┌─ PROVIDED ENTRIES

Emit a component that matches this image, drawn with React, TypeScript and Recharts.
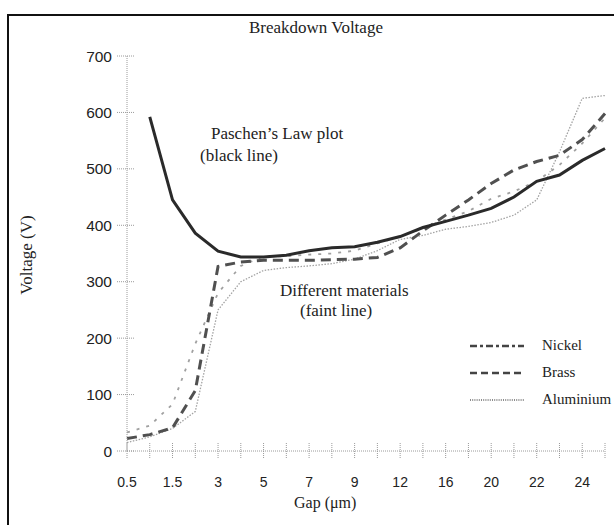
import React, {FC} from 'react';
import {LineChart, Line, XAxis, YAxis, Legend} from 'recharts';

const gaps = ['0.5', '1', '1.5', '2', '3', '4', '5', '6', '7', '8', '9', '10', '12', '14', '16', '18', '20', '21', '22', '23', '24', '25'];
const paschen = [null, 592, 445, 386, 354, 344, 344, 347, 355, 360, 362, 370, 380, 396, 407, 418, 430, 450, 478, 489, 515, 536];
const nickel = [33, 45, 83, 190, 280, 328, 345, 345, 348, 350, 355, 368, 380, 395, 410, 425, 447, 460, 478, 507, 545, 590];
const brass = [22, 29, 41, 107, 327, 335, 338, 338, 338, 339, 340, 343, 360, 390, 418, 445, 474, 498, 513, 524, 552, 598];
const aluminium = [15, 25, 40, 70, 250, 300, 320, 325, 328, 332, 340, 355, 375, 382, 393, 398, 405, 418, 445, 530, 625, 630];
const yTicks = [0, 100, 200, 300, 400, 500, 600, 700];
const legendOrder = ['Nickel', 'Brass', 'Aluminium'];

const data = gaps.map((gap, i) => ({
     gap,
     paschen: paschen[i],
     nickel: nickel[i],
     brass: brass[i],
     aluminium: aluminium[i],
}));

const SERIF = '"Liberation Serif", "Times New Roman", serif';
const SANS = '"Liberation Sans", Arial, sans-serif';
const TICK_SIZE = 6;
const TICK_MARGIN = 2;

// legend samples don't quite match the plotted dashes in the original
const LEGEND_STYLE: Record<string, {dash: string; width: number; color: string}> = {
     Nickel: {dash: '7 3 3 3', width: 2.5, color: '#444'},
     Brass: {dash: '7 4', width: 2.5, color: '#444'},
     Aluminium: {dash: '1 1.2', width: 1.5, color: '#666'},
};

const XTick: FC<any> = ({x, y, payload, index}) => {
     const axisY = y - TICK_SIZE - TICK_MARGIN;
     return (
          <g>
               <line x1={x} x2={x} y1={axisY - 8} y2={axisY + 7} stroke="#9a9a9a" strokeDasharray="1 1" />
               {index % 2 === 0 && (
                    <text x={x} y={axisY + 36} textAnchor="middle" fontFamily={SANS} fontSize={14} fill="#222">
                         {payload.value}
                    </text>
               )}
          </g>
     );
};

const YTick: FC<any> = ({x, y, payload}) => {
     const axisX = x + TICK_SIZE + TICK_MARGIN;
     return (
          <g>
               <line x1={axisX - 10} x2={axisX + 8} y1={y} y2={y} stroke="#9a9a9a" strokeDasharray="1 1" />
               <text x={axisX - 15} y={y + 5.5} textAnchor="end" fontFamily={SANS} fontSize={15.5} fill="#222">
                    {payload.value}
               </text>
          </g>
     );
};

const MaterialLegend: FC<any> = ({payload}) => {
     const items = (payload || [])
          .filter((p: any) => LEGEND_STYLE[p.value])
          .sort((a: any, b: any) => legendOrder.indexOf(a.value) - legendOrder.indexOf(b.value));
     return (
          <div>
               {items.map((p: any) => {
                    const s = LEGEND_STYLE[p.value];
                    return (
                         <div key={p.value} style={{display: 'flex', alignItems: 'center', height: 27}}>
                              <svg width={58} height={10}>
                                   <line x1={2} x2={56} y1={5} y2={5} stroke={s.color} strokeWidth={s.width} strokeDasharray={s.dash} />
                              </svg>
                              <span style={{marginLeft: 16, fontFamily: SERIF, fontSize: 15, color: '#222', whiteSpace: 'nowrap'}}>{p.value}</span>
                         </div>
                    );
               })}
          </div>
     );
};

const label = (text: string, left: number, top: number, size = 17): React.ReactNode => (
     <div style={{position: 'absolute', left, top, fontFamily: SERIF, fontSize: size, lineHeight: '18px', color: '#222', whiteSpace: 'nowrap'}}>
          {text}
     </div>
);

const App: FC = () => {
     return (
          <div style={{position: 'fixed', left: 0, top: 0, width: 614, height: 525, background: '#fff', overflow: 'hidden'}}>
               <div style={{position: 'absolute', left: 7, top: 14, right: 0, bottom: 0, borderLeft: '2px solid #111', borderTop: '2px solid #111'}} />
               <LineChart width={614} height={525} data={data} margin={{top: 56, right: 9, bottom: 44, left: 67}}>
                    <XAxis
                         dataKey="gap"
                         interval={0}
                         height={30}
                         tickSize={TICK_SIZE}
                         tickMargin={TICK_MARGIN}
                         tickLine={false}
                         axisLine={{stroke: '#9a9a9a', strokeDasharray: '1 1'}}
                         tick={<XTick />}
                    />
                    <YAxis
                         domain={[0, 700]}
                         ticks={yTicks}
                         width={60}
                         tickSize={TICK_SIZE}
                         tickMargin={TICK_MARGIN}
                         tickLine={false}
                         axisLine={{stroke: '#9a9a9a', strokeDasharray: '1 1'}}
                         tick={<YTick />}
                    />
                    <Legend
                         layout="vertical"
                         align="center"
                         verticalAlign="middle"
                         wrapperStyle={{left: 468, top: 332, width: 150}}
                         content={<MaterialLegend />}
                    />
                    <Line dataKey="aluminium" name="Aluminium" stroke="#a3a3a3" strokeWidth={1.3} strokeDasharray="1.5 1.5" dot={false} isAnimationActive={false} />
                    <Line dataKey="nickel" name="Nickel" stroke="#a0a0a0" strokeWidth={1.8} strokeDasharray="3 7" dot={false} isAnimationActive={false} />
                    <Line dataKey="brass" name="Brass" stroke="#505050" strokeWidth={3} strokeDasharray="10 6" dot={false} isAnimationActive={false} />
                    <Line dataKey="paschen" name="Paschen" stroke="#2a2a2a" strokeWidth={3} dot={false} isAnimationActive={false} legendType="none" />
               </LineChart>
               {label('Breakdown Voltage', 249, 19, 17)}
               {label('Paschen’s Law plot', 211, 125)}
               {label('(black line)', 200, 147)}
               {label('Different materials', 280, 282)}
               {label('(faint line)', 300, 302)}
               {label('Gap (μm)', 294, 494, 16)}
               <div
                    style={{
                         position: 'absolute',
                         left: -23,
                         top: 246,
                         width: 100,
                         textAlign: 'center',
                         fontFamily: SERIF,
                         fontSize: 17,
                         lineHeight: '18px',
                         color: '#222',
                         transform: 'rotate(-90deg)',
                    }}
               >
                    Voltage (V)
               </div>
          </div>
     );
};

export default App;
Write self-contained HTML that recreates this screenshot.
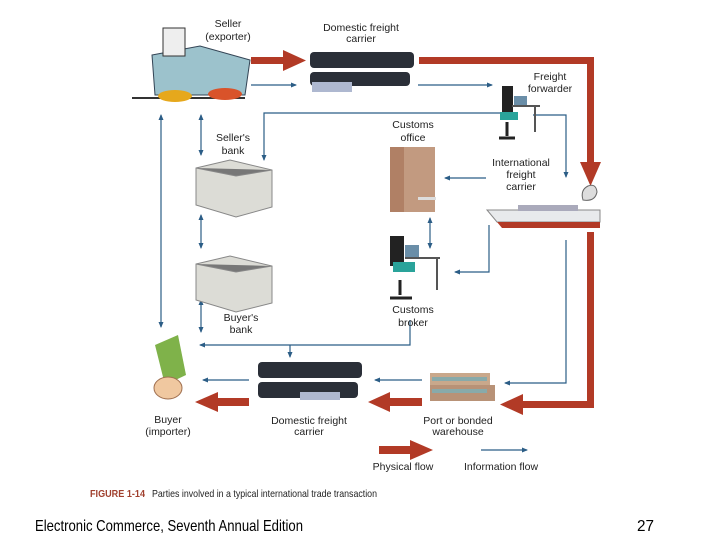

└─

Leave out the pictures and reproduce the rest of the listing exactly.

Emit a component that matches this image, drawn with React, TypeScript and Recharts.
import React, {FC} from 'react';
import {LineChart, Line, XAxis, YAxis, Legend} from 'recharts';

const gaps = ['0.5', '1', '1.5', '2', '3', '4', '5', '6', '7', '8', '9', '10', '12', '14', '16', '18', '20', '21', '22', '23', '24', '25'];
const paschen = [null, 592, 445, 386, 354, 344, 344, 347, 355, 360, 362, 370, 380, 396, 407, 418, 430, 450, 478, 489, 515, 536];
const nickel = [33, 45, 83, 190, 280, 328, 345, 345, 348, 350, 355, 368, 380, 395, 410, 425, 447, 460, 478, 507, 545, 590];
const brass = [22, 29, 41, 107, 327, 335, 338, 338, 338, 339, 340, 343, 360, 390, 418, 445, 474, 498, 513, 524, 552, 598];
const aluminium = [15, 25, 40, 70, 250, 300, 320, 325, 328, 332, 340, 355, 375, 382, 393, 398, 405, 418, 445, 530, 625, 630];
const yTicks = [0, 100, 200, 300, 400, 500, 600, 700];
const legendOrder = ['Nickel', 'Brass', 'Aluminium'];

const data = gaps.map((gap, i) => ({
     gap,
     paschen: paschen[i],
     nickel: nickel[i],
     brass: brass[i],
     aluminium: aluminium[i],
}));

const SERIF = '"Liberation Serif", "Times New Roman", serif';
const SANS = '"Liberation Sans", Arial, sans-serif';
const TICK_SIZE = 6;
const TICK_MARGIN = 2;

// legend samples don't quite match the plotted dashes in the original
const LEGEND_STYLE: Record<string, {dash: string; width: number; color: string}> = {
     Nickel: {dash: '7 3 3 3', width: 2.5, color: '#444'},
     Brass: {dash: '7 4', width: 2.5, color: '#444'},
     Aluminium: {dash: '1 1.2', width: 1.5, color: '#666'},
};

const XTick: FC<any> = ({x, y, payload, index}) => {
     const axisY = y - TICK_SIZE - TICK_MARGIN;
     return (
          <g>
               <line x1={x} x2={x} y1={axisY - 8} y2={axisY + 7} stroke="#9a9a9a" strokeDasharray="1 1" />
               {index % 2 === 0 && (
                    <text x={x} y={axisY + 36} textAnchor="middle" fontFamily={SANS} fontSize={14} fill="#222">
                         {payload.value}
                    </text>
               )}
          </g>
     );
};

const YTick: FC<any> = ({x, y, payload}) => {
     const axisX = x + TICK_SIZE + TICK_MARGIN;
     return (
          <g>
               <line x1={axisX - 10} x2={axisX + 8} y1={y} y2={y} stroke="#9a9a9a" strokeDasharray="1 1" />
               <text x={axisX - 15} y={y + 5.5} textAnchor="end" fontFamily={SANS} fontSize={15.5} fill="#222">
                    {payload.value}
               </text>
          </g>
     );
};

const MaterialLegend: FC<any> = ({payload}) => {
     const items = (payload || [])
          .filter((p: any) => LEGEND_STYLE[p.value])
          .sort((a: any, b: any) => legendOrder.indexOf(a.value) - legendOrder.indexOf(b.value));
     return (
          <div>
               {items.map((p: any) => {
                    const s = LEGEND_STYLE[p.value];
                    return (
                         <div key={p.value} style={{display: 'flex', alignItems: 'center', height: 27}}>
                              <svg width={58} height={10}>
                                   <line x1={2} x2={56} y1={5} y2={5} stroke={s.color} strokeWidth={s.width} strokeDasharray={s.dash} />
                              </svg>
                              <span style={{marginLeft: 16, fontFamily: SERIF, fontSize: 15, color: '#222', whiteSpace: 'nowrap'}}>{p.value}</span>
                         </div>
                    );
               })}
          </div>
     );
};

const label = (text: string, left: number, top: number, size = 17): React.ReactNode => (
     <div style={{position: 'absolute', left, top, fontFamily: SERIF, fontSize: size, lineHeight: '18px', color: '#222', whiteSpace: 'nowrap'}}>
          {text}
     </div>
);

const App: FC = () => {
     return (
          <div style={{position: 'fixed', left: 0, top: 0, width: 614, height: 525, background: '#fff', overflow: 'hidden'}}>
               <div style={{position: 'absolute', left: 7, top: 14, right: 0, bottom: 0, borderLeft: '2px solid #111', borderTop: '2px solid #111'}} />
               <LineChart width={614} height={525} data={data} margin={{top: 56, right: 9, bottom: 44, left: 67}}>
                    <XAxis
                         dataKey="gap"
                         interval={0}
                         height={30}
                         tickSize={TICK_SIZE}
                         tickMargin={TICK_MARGIN}
                         tickLine={false}
                         axisLine={{stroke: '#9a9a9a', strokeDasharray: '1 1'}}
                         tick={<XTick />}
                    />
                    <YAxis
                         domain={[0, 700]}
                         ticks={yTicks}
                         width={60}
                         tickSize={TICK_SIZE}
                         tickMargin={TICK_MARGIN}
                         tickLine={false}
                         axisLine={{stroke: '#9a9a9a', strokeDasharray: '1 1'}}
                         tick={<YTick />}
                    />
                    <Legend
                         layout="vertical"
                         align="center"
                         verticalAlign="middle"
                         wrapperStyle={{left: 468, top: 332, width: 150}}
                         content={<MaterialLegend />}
                    />
                    <Line dataKey="aluminium" name="Aluminium" stroke="#a3a3a3" strokeWidth={1.3} strokeDasharray="1.5 1.5" dot={false} isAnimationActive={false} />
                    <Line dataKey="nickel" name="Nickel" stroke="#a0a0a0" strokeWidth={1.8} strokeDasharray="3 7" dot={false} isAnimationActive={false} />
                    <Line dataKey="brass" name="Brass" stroke="#505050" strokeWidth={3} strokeDasharray="10 6" dot={false} isAnimationActive={false} />
                    <Line dataKey="paschen" name="Paschen" stroke="#2a2a2a" strokeWidth={3} dot={false} isAnimationActive={false} legendType="none" />
               </LineChart>
               {label('Breakdown Voltage', 249, 19, 17)}
               {label('Paschen’s Law plot', 211, 125)}
               {label('(black line)', 200, 147)}
               {label('Different materials', 280, 282)}
               {label('(faint line)', 300, 302)}
               {label('Gap (μm)', 294, 494, 16)}
               <div
                    style={{
                         position: 'absolute',
                         left: -23,
                         top: 246,
                         width: 100,
                         textAlign: 'center',
                         fontFamily: SERIF,
                         fontSize: 17,
                         lineHeight: '18px',
                         color: '#222',
                         transform: 'rotate(-90deg)',
                    }}
               >
                    Voltage (V)
               </div>
          </div>
     );
};

export default App;
Write self-contained HTML that recreates this screenshot.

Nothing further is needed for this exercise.